The level of private business investment in an area can substantially improve the area’s standard of living – for example, if a major corporation such as FedEx opens a regional hub in a city that will provide numerous, well-paying jobs. Conversely, if a major retailer such as Walmart should close its store in a city, that would likely lower the standard of living due to the loss of jobs and access to goods.
Access to basic utilities is also a common consideration when measuring the standard of living. A region or country where few people with indoor plumbing or electricity experience a notably lower standard of living compared to an area where virtually all of the residents are able to access such basic necessities of life.

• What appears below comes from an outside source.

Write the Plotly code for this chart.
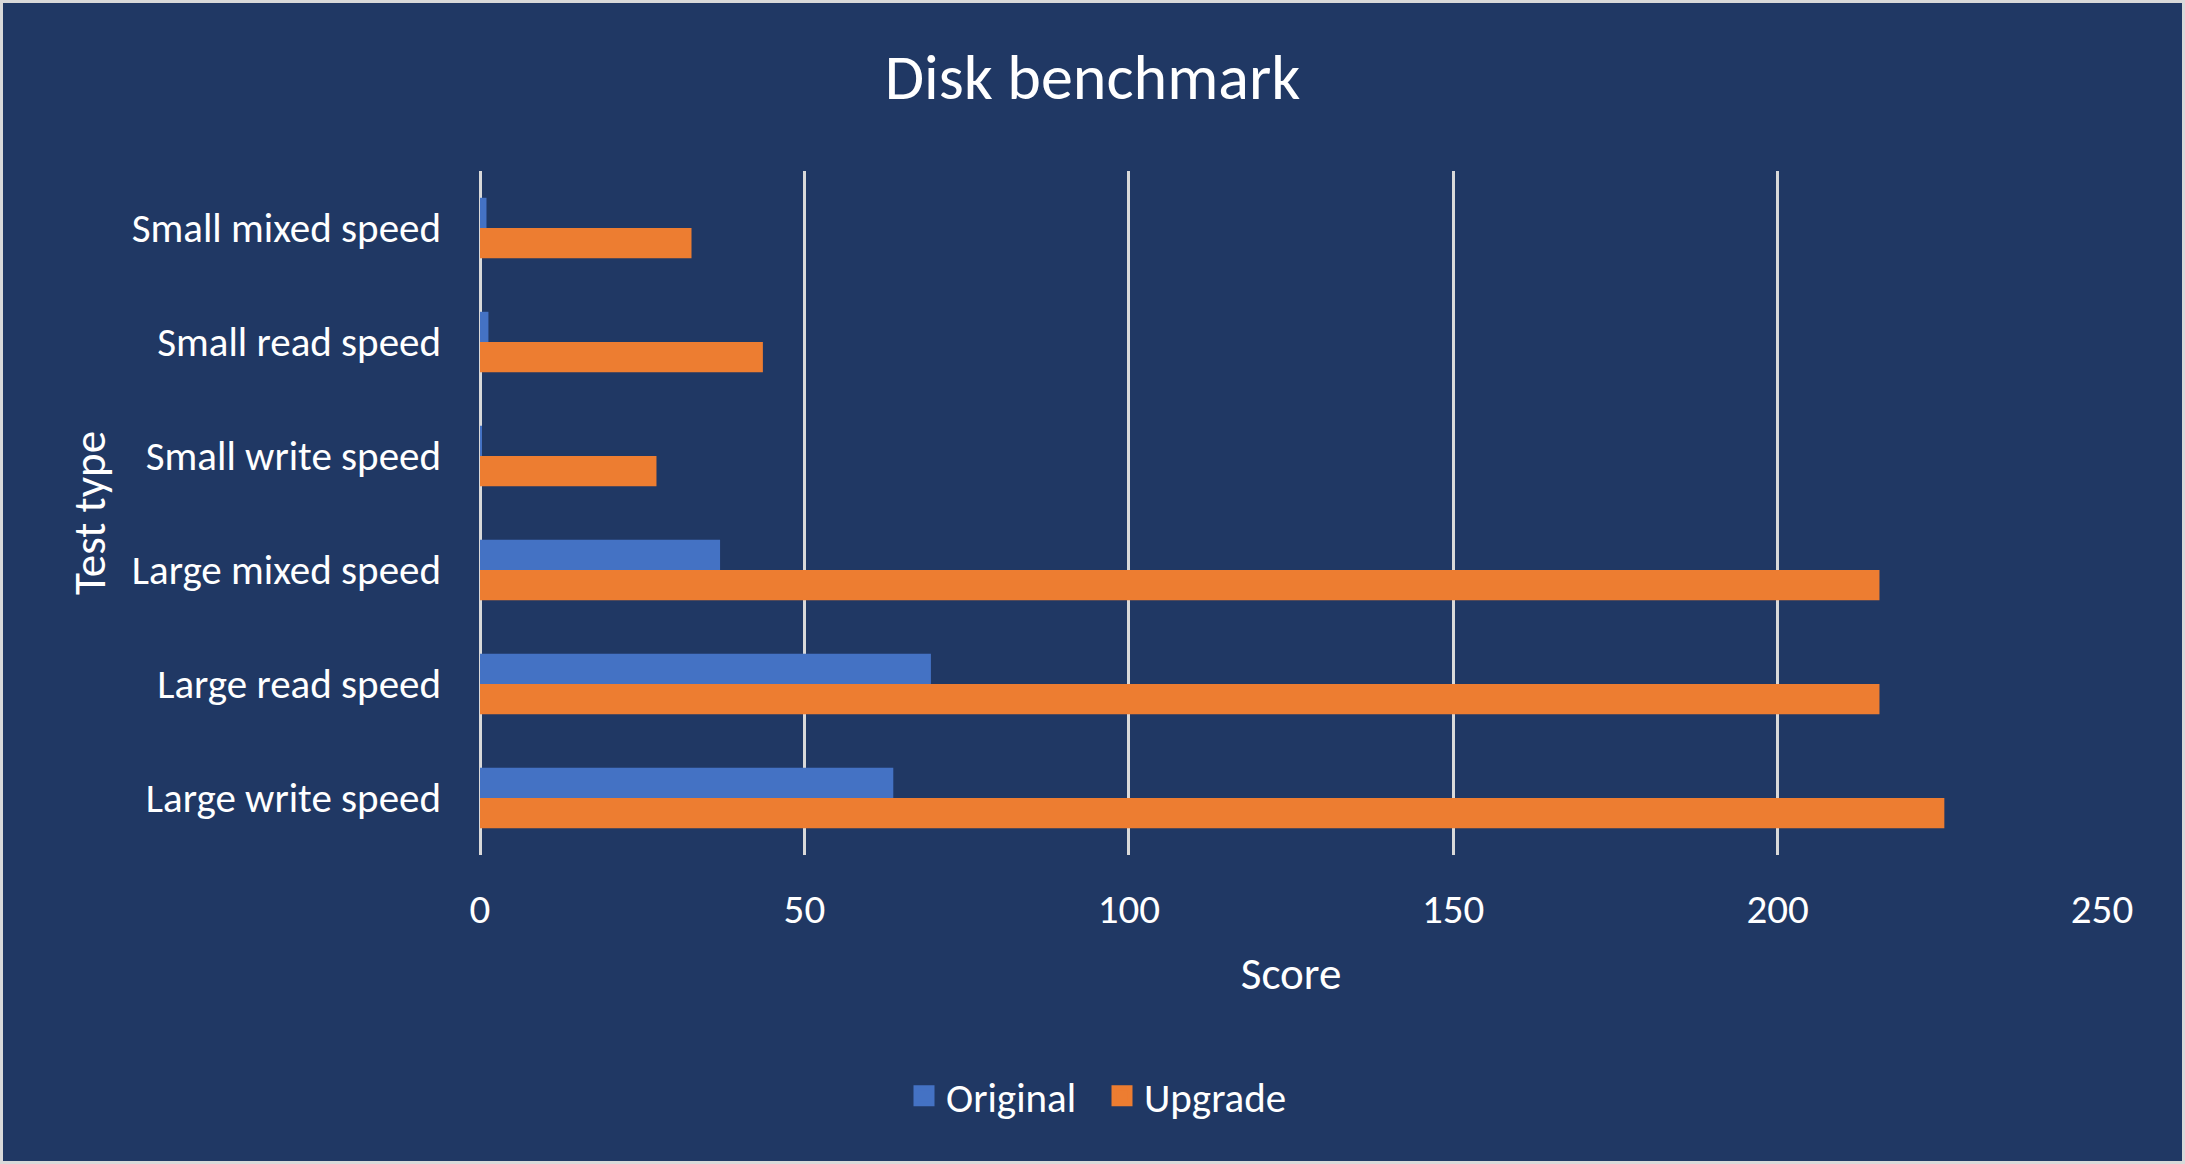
import plotly.graph_objects as go

# ---- data ----
categories = ["Large write speed", "Large read speed", "Large mixed speed",
              "Small write speed", "Small read speed", "Small mixed speed"]
original = [63.7, 69.5, 37.0, 0.3, 1.3, 1.0]
upgrade = [225.7, 215.7, 215.7, 27.2, 43.6, 32.6]
x_ticks = [0, 50, 100, 150, 200, 250]

BLUE = "#4472C4"
ORANGE = "#ED7D31"
BG = "#203864"
GRID = "#D9D9D9"
FONT = "Calibri, Carlito, 'Open Sans', sans-serif"

fig = go.Figure()

# Bars (Upgrade first so it sits below Original within each group)
fig.add_trace(go.Bar(y=categories, x=upgrade, orientation="h", name="Upgrade",
                     marker=dict(color=ORANGE, line=dict(width=0)),
                     legendgroup="up", showlegend=False))
fig.add_trace(go.Bar(y=categories, x=original, orientation="h", name="Original",
                     marker=dict(color=BLUE, line=dict(width=0)),
                     legendgroup="orig", showlegend=False))

# Legend entries (larger square swatches)
fig.add_trace(go.Scatter(x=[None], y=[None], mode="markers", name="Original",
                         marker=dict(symbol="square", size=16, color=BLUE,
                                     line=dict(color=BLUE, width=5)),
                         legendgroup="orig", showlegend=True))
fig.add_trace(go.Scatter(x=[None], y=[None], mode="markers", name="Upgrade",
                         marker=dict(symbol="square", size=16, color=ORANGE,
                                     line=dict(color=ORANGE, width=5)),
                         legendgroup="up", showlegend=True))

W, H = 2185, 1164
L, R, T, B = 480, 83, 171, 309
pw, ph = W - L - R, H - T - B

def px_x(p):
    return (p - L) / pw

def px_y(p):
    return (H - B - p) / ph

fig.update_layout(
    width=W, height=H,
    margin=dict(l=L, r=R, t=T, b=B, pad=0),
    paper_bgcolor=BG,
    plot_bgcolor=BG,
    font=dict(family=FONT, color="white", size=41),
    title=dict(text="Disk benchmark", x=0.5, xanchor="center",
               y=1 - 77 / H, yanchor="middle", yref="container",
               font=dict(size=64, color="white", family=FONT)),
    barmode="group",
    bargap=0.47,
    bargroupgap=0,
    showlegend=True,
    legend=dict(orientation="h", x=px_x(1100), xanchor="center",
                y=px_y(1096), yanchor="middle",
                font=dict(size=41, color="white"),
                bgcolor="rgba(0,0,0,0)", traceorder="normal",
                itemwidth=34, entrywidth=149, entrywidthmode="pixels",
                itemclick="toggle"),
    xaxis=dict(range=[0, 250], tickvals=x_ticks, showgrid=True,
               gridcolor=GRID, gridwidth=2.5,
               zeroline=True, zerolinecolor=GRID, zerolinewidth=2.5,
               showline=False, ticks="", ticklabelstandoff=26,
               tickfont=dict(size=41, color="white"),
               title=dict(text="Score", font=dict(size=45, color="white"),
                          standoff=24)),
    yaxis=dict(categoryorder="array", categoryarray=categories,
               showgrid=False, zeroline=False, showline=False, ticks="",
               ticklabelstandoff=38,
               tickfont=dict(size=41, color="white"),
               title=dict(text="Test type", font=dict(size=45, color="white"),
                          standoff=11)),
    shapes=[dict(type="rect", xref="paper", yref="paper",
                 x0=px_x(1.5), x1=px_x(W - 1.5), y0=px_y(H - 1.5), y1=px_y(1.5),
                 line=dict(color=GRID, width=3), fillcolor="rgba(0,0,0,0)",
                 layer="above")],
)

fig.write_html("out.html", config={"displayModeBar": False},
               post_script="document.body.style.margin='0';"
                           "document.body.style.overflow='hidden';")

Factors such as environmental aspects, access to leisure and cultural activities, and political freedom may also be included in evaluating the standard of living, but such kinds of factors are more often looked at when evaluating the quality of life.
Criticism of GDP as a Standard of Living Metric
Although GDP is still the most commonly used economic metric for comparing the standard of living between countries, it is easy to point out the many ways in which GDP is a less than adequate measure. GDP fails to include key factors such as crime rate, environmental quality (e.g., pollution), and overall levels of health.
GDP also fails to factor in income disparity. Therefore, a country might be evaluated as having a very high standard of living when, in fact, only a relatively small proportion of the population lives well, while the bulk of the population lives in extreme poverty, not benefitting from the country’s high GDP rate.